Raw data:
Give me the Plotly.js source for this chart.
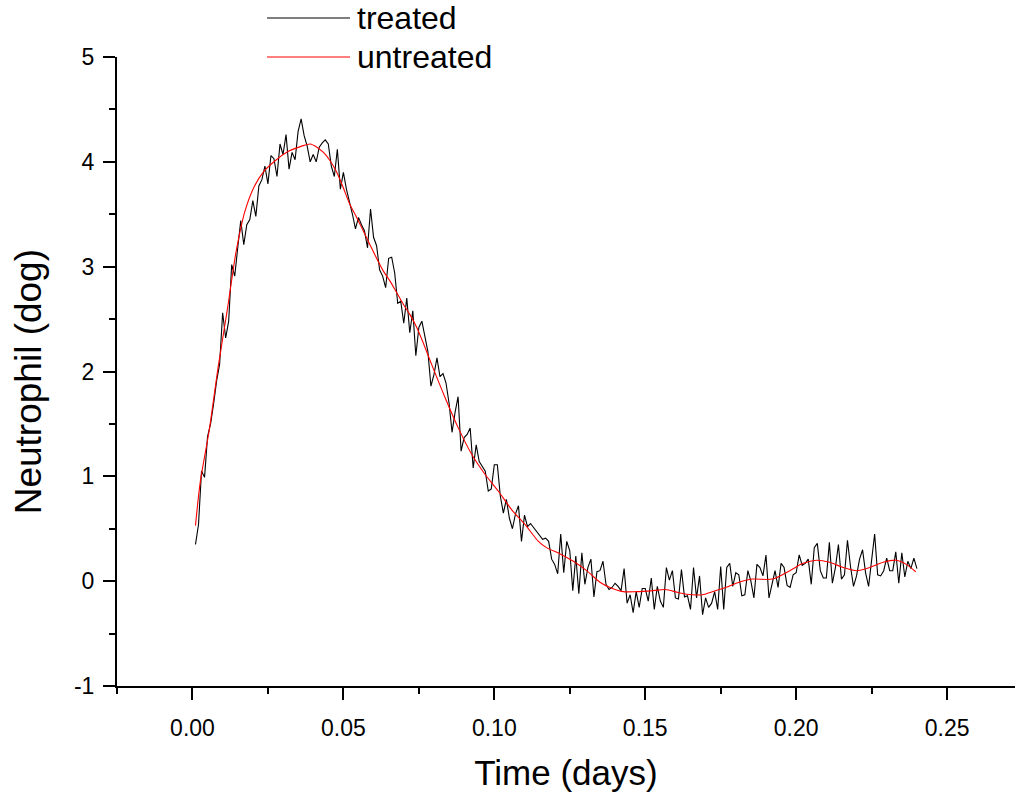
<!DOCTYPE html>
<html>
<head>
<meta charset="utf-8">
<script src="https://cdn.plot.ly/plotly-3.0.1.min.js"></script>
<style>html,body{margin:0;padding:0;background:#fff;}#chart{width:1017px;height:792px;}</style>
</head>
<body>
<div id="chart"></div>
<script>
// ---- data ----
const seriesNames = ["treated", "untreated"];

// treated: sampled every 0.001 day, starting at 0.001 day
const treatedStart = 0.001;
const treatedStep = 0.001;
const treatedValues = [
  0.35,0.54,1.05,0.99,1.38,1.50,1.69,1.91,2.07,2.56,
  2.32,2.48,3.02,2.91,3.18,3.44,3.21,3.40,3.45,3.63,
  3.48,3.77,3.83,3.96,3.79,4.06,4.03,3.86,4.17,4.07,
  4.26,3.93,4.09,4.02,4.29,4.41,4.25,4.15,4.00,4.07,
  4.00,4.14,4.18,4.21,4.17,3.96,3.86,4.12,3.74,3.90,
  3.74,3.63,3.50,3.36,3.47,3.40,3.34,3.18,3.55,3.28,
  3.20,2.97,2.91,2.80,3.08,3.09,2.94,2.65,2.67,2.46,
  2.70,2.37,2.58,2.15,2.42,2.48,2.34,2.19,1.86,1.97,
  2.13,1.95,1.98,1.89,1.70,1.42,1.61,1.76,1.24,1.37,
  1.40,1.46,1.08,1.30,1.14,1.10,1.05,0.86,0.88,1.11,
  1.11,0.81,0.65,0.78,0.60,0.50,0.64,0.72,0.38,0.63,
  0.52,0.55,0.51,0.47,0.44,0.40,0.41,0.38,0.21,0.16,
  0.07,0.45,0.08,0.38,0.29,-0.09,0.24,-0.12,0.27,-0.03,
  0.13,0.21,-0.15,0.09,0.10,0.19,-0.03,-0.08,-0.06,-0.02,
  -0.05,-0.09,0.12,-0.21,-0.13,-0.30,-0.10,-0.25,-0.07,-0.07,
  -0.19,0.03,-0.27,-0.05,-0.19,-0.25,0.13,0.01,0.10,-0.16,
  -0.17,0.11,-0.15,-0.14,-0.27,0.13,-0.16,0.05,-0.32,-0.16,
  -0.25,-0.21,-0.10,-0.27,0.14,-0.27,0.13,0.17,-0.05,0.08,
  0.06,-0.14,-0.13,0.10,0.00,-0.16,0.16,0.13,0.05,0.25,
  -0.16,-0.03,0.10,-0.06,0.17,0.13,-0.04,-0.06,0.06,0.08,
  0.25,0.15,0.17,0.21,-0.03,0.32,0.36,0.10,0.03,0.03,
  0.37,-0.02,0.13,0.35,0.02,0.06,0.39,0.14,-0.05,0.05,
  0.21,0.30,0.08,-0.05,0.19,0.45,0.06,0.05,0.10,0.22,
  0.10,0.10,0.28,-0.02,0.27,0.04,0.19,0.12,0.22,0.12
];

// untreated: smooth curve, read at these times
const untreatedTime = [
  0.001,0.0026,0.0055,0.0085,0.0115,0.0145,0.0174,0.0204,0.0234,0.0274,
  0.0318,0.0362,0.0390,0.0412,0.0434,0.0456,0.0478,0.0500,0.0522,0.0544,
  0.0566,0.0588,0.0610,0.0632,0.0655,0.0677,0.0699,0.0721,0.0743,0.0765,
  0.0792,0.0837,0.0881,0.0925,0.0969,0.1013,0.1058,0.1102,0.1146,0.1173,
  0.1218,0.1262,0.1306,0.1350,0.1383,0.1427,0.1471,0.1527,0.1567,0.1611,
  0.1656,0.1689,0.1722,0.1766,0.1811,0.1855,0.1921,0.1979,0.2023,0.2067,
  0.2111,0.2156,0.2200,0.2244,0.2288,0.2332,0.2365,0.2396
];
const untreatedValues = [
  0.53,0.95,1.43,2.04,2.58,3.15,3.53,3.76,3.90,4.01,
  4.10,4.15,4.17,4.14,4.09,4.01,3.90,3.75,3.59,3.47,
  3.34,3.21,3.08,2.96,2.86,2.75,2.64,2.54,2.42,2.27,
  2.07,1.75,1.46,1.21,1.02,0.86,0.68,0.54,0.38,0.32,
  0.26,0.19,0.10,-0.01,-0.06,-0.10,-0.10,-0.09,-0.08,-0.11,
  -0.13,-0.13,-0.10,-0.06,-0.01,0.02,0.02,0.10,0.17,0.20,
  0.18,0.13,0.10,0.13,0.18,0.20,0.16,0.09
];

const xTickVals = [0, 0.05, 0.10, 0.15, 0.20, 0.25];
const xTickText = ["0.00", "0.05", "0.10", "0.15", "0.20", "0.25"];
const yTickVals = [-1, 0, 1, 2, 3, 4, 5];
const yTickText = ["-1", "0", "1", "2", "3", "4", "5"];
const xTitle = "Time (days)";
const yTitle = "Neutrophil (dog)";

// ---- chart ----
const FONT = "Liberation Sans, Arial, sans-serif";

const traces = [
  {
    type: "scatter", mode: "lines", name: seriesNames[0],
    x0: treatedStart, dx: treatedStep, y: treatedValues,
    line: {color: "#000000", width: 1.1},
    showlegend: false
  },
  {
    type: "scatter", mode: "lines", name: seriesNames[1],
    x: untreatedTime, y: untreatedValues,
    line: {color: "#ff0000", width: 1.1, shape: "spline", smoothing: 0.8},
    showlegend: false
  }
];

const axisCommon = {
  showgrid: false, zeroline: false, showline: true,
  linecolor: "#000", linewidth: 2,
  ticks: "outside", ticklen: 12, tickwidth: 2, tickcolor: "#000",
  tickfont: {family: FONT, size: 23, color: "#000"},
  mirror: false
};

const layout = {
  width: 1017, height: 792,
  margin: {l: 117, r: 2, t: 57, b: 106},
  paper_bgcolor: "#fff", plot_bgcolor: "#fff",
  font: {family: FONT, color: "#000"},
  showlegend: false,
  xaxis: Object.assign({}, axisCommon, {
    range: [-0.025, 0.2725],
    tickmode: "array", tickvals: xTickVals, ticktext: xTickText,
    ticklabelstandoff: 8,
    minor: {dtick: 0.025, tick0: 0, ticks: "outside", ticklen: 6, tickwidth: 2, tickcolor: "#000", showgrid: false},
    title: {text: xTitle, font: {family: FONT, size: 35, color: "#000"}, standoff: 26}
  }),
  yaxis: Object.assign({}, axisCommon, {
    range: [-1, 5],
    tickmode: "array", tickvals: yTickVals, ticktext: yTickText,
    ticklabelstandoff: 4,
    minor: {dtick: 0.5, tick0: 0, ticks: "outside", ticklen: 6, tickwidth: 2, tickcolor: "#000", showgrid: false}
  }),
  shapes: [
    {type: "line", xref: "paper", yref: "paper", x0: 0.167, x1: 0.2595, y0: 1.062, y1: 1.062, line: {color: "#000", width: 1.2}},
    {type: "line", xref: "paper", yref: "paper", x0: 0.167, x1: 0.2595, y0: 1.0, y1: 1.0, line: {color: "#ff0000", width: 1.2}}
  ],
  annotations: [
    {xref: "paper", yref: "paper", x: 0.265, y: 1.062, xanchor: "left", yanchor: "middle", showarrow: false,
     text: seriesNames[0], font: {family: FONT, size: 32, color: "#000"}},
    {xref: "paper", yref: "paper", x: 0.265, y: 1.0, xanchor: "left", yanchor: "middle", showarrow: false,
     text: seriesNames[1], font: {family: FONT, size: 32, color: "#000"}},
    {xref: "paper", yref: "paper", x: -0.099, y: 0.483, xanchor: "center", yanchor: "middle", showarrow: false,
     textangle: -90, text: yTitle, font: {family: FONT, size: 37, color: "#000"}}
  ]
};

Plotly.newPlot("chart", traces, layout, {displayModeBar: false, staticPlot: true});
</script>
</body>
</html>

Written task:
Pick out every line of the listing containing the word "chart", and show those lines.

Solution to this task:
Give me the Plotly.js source for this chart.
<style>html,body{margin:0;padding:0;background:#fff;}#chart{width:1017px;height:792px;}</style>
<div id="chart"></div>
// ---- chart ----
Plotly.newPlot("chart", traces, layout, {displayModeBar: false, staticPlot: true});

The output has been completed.